4 min read·~6 min to think through

=== and == differ in one thing: whether they coerce types before comparing.

=== — strict equality

No type conversion. If the types differ, the result is false immediately. Otherwise it compares values.

js
1 === 1        // true
1 === "1"      // false — number vs string, no coercion
null === undefined // false — different types
NaN === NaN    // false — NaN is never equal to anything

== — loose equality (with coercion)

If the types differ, JS coerces the operands toward a common type, then compares. The rules are notoriously surprising:

js
1 == "1"        // true  — string coerced to number
0 == false      // true  — boolean → number 0
"" == 0         // true  — "" → 0
"" == false     // true
null == undefined // true  — special-cased
null == 0       // false — null only loosely equals undefined (and itself)
[] == false     // true  — [] → "" → 0, false → 0
[] == ![]       // true  — the infamous one: ![] is false → 0, [] → 0
NaN == NaN      // false

What "type coercion" means

Coercion is JS automatically converting a value from one type to another. It happens with ==, with + (1 + "2""12"), in if conditions (truthy/falsy), etc.
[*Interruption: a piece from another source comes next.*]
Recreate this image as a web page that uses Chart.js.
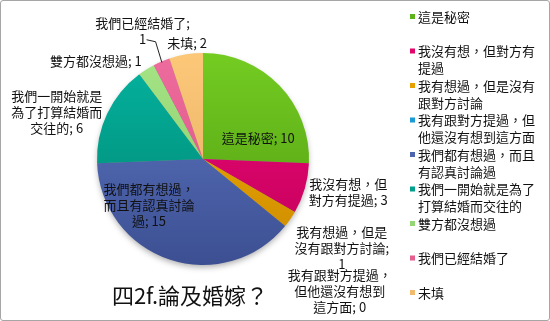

== roughly coerces like this: null/undefined are special-cased to equal only each other; otherwise strings/booleans get converted to numbers, and objects get converted to primitives (valueOf/toString) before comparing. The chain of conversions is what produces the weird results.

The practical rule

Always use ===. It's predictable — no hidden conversions, easier to reason about, and linters enforce it.
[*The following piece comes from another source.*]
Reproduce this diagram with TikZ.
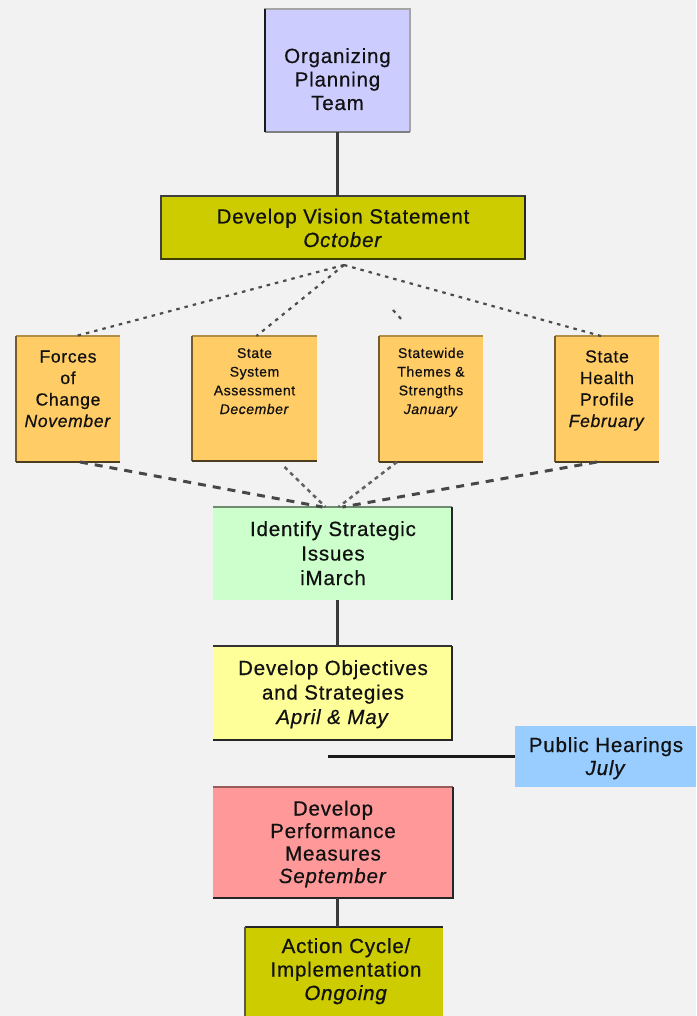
\documentclass[tikz,border=0pt]{standalone}
\usepackage{fontspec}
\setmainfont{Liberation Sans}[LetterSpace=4.0, FakeBold=0.6]
\definecolor{bgc}{HTML}{F2F2F2}
\definecolor{lav}{HTML}{CCCCFF}
\definecolor{oli}{HTML}{CCCC00}
\definecolor{ora}{HTML}{FFCC66}
\definecolor{grn}{HTML}{CCFFCC}
\definecolor{yel}{HTML}{FFFF99}
\definecolor{blu}{HTML}{99CCFF}
\definecolor{pnk}{HTML}{FF9999}
\definecolor{textc}{HTML}{111111}
\definecolor{linec}{HTML}{3A3A3A}
\newcommand{\fbig}{\fontsize{20.5}{23.5}\selectfont}
\newcommand{\fmid}{\fontsize{17.5}{21.5}\selectfont}
\newcommand{\fsml}{\fontsize{14}{18.7}\selectfont}
\tikzset{
  box/.style={draw=none, inner sep=0pt, outer sep=0pt, anchor=north west},
  txt/.style={inner sep=0pt, align=center, anchor=base, text=textc},
  solidc/.style={draw=linec, line width=3pt},
  dotc/.style={draw=black!70, line width=2.2pt, dash pattern=on 3.5pt off 5pt},
  dashA/.style={draw=black!72, line width=3pt, dash pattern=on 8pt off 7pt},
  dashB/.style={draw=black!62, line width=2.5pt, dash pattern=on 4pt off 4pt},
}
\begin{document}
\begin{tikzpicture}[x=1pt,y=-1pt]
\fill[bgc] (0,0) rectangle (696,1016);
\useasboundingbox (0,0) rectangle (696,1016);

% boxes
\node[box, fill=lav, minimum width=145pt, minimum height=123pt] (org) at (265,9) {};
\node[box, fill=oli, minimum width=364pt, minimum height=63pt] (vis) at (161,196) {};
\node[box, fill=ora, minimum width=104pt, minimum height=126pt] (f1) at (16,336) {};
\node[box, fill=ora, minimum width=125pt, minimum height=125pt] (f2) at (192,336) {};
\node[box, fill=ora, minimum width=104pt, minimum height=126pt] (f3) at (379,336) {};
\node[box, fill=ora, minimum width=104pt, minimum height=126pt] (f4) at (555,336) {};
\node[box, fill=grn, minimum width=239pt, minimum height=93pt] (ide) at (213,507) {};
\node[box, fill=yel, minimum width=239pt, minimum height=94pt] (obj) at (213,646) {};
\node[box, fill=blu, minimum width=181pt, minimum height=61pt] (pub) at (515,726) {};
\node[box, fill=pnk, minimum width=240pt, minimum height=111pt] (perf) at (213,787) {};
\node[box, fill=oli, minimum width=198pt, minimum height=89pt] (act) at (245,927) {};

% 3D edges
\draw[black!35, line width=1.5pt] (org.south west) -- (org.north west) -- (org.north east) -- (org.south east);
\draw[black!50, line width=1.5pt] (org.south west) -- (org.south east);
\draw[black!90, line width=2.5pt] (org.north west) -- (org.south west);

\draw[black!75, line width=1.5pt] (vis.south west) rectangle (vis.north east);
\draw[black!85, line width=2.5pt] (vis.north east) -- (vis.south east);
\draw[black!70!oli, line width=2pt] (vis.south west) -- (vis.south east);

\foreach \b in {f1,f2,f3,f4}{
  \draw[ora!70!black, line width=2pt] (\b.north west) -- (\b.north east);
  \draw[ora!45!black, line width=2.5pt] (\b.north west) -- (\b.south west);
  \draw[ora!30!black, line width=2.5pt] (\b.south west) -- (\b.south east);
}
\draw[grn!55!black, line width=2pt] (ide.north west) -- (ide.north east);
\draw[black!85, line width=2.5pt] (ide.north east) -- (ide.south east);

\draw[black!80, line width=2pt] (obj.north west) -- (obj.north east);
\draw[black!85, line width=2.5pt] (obj.north east) -- (obj.south east) -- (obj.south west);

\draw[pnk!60!black, line width=1.5pt] (perf.north west) -- (perf.north east);
\draw[black!85, line width=2.5pt] (perf.north east) -- (perf.south east) -- (perf.south west);

\draw[black!85, line width=2pt] (act.north west) -- (act.north east);
\draw[black!65, line width=2pt] (act.north west) -- (act.south west);

% texts (anchor base = baseline of the last line)
\node[txt, font=\fbig] (orgt) at (337.5,110) {Organizing\\Planning\\Team};
\node[txt, font=\fbig] (vist) at (343,247) {Develop Vision Statement\\\textit{October}};
\node[txt, font=\fmid] (f1t) at (68,427) {Forces\\of\\Change\\\textit{November}};
\node[txt, font=\fsml] (f2t) at (254.5,414) {State\\System\\Assessment\\\textit{December}};
\node[txt, font=\fsml] (f3t) at (431,414) {Statewide\\Themes \&\\Strengths\\\textit{January}};
\node[txt, font=\fmid] (f4t) at (607,427) {State\\Health\\Profile\\\textit{February}};
\node[txt, font=\fontsize{20.5}{24.5}\selectfont] (idet) at (333,585) {Identify Strategic\\Issues\\iMarch};
\node[txt, font=\fontsize{20.5}{24.5}\selectfont] (objt) at (333,724) {Develop Objectives\\and Strategies\\\textit{April \& May}};
\node[txt, font=\fontsize{20.5}{23}\selectfont] (pubt) at (606,775) {Public Hearings\\\textit{July}};
\node[txt, font=\fontsize{20.5}{22.5}\selectfont] (perft) at (333,883) {Develop\\Performance\\Measures\\\textit{September}};
\node[txt, font=\fbig] (actt) at (346,1000) {Action Cycle/\\Implementation\\\textit{Ongoing}};

% solid connectors
\draw[solidc] (org.south) -- (org.south |- vis.north);
\draw[solidc] ([xshift=4.5pt]ide.south) -- ([xshift=4.5pt]ide.south |- obj.north);
\coordinate (ph0) at (328,756.5);
\draw[draw=black!90, line width=2.5pt] (ph0) -- (pub.west);
\draw[solidc] ([xshift=4pt]perf.south) -- ([xshift=4pt]perf.south |- act.north);

% dotted connectors from vision
\coordinate (apex) at (344,265);
\draw[dotc] (apex) -- ([xshift=8pt]f1.north);
\draw[dotc] (apex) -- ([xshift=2pt]f2.north);
\draw[dotc] (apex) -- ([xshift=-6pt]f4.north);
\coordinate (sw1) at (393,310);
\coordinate (sw2) at (402,320);
\draw[dotc] (sw1) -- (sw2);

% dashed connectors to identify
\draw[dashA] ([xshift=12pt]f1.south) -- ([xshift=-10pt]ide.north);
\draw[dashB] ([xshift=30pt,yshift=-6pt]f2.south) -- ([xshift=-7pt]ide.north);
\draw[dashB] ([xshift=-34pt]f3.south) -- ([xshift=6pt]ide.north);
\draw[dashA] ([xshift=-10pt]f4.south) -- ([xshift=10pt]ide.north);
\end{tikzpicture}
\end{document}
The one accepted exception is the idiom:

js
if (x == null) { ... } // true for BOTH null and undefined — and nothing else

This is a deliberate, well-known shorthand for "null or undefined."

The framing

"=== compares type and value with no conversion; == coerces the operands to a common type first, and those coercion rules produce traps like '' == 0 and [] == ![] both being true. Type coercion is JS auto-converting types — it's also why 1 + '2' is '12'. The rule is simple: use === everywhere; the only blessed == use is x == null to catch null and undefined together."

Follow-up questions

  • Why is [] == ![] true?
  • Why is `x == null` an accepted use of loose equality?
  • What's the difference between == and Object.is?
  • How does coercion work in `1 + '2'` vs `1 - '2'`?

Common mistakes

  • Using == out of habit and hitting coercion bugs.
  • Thinking === does some conversion — it does none.
  • Expecting NaN === NaN to be true.
  • Not knowing the `x == null` idiom and writing `x === null || x === undefined`.
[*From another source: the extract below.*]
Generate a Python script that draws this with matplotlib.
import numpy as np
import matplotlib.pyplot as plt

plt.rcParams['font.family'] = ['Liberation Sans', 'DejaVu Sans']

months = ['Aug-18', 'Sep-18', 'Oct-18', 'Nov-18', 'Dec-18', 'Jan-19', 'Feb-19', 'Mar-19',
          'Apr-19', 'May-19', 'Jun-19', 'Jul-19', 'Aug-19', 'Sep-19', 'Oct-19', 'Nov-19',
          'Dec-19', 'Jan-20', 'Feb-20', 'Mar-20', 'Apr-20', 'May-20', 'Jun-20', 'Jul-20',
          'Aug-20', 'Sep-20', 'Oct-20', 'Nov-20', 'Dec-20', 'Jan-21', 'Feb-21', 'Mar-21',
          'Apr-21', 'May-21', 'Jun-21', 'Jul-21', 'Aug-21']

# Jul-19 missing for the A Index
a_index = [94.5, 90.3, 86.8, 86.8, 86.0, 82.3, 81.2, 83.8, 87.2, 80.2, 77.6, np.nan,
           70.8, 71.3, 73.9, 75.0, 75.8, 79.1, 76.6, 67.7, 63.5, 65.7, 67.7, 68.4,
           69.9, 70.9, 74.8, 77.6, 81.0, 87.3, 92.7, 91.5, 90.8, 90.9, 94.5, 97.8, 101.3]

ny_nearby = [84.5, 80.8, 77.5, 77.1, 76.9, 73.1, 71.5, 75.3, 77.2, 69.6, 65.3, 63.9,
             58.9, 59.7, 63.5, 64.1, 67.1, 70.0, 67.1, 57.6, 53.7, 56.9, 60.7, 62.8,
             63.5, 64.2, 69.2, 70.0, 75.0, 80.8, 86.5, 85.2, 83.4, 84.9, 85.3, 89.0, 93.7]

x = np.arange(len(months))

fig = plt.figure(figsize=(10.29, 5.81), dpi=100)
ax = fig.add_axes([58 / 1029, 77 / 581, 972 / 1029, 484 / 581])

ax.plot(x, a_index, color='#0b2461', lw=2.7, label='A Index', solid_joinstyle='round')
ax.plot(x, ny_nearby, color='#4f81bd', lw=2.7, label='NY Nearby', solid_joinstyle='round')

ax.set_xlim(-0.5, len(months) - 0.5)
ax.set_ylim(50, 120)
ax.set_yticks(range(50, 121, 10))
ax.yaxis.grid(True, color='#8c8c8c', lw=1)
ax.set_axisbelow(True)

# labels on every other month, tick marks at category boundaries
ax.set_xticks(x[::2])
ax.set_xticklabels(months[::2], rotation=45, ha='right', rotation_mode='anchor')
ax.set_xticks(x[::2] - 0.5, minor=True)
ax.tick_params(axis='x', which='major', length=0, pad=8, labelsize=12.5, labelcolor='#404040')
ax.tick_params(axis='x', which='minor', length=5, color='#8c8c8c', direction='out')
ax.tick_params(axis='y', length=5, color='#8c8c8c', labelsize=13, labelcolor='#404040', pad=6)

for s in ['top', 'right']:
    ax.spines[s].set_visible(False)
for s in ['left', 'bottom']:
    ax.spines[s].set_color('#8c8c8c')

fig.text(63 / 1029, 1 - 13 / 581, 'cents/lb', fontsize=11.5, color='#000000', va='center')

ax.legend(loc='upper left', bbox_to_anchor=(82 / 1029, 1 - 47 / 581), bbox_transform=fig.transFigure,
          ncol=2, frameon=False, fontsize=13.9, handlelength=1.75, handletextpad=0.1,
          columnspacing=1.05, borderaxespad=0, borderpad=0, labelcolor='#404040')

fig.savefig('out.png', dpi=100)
Performance considerations

  • Not a performance concern in practice. === can be marginally faster since it skips coercion, but the real reason to prefer it is correctness and readability, not speed.

Edge cases

  • NaN is not equal to itself with == or === (use Number.isNaN).
  • +0 === -0 is true, but Object.is(+0, -0) is false.
  • Object comparison is by reference, not value, for both operators.
  • Objects coerce via valueOf/toString in == comparisons.

Real-world examples

  • Linters (ESLint eqeqeq) flagging == across most production codebases.
  • The `value == null` guard used widely to handle null and undefined together.

Senior engineer discussion

Seniors explain coercion as the single distinguishing factor, can walk through a tricky case like `[] == ![]`, recommend === universally, defend the `== null` idiom as the lone exception, and mention Object.is for the NaN/-0 edge cases.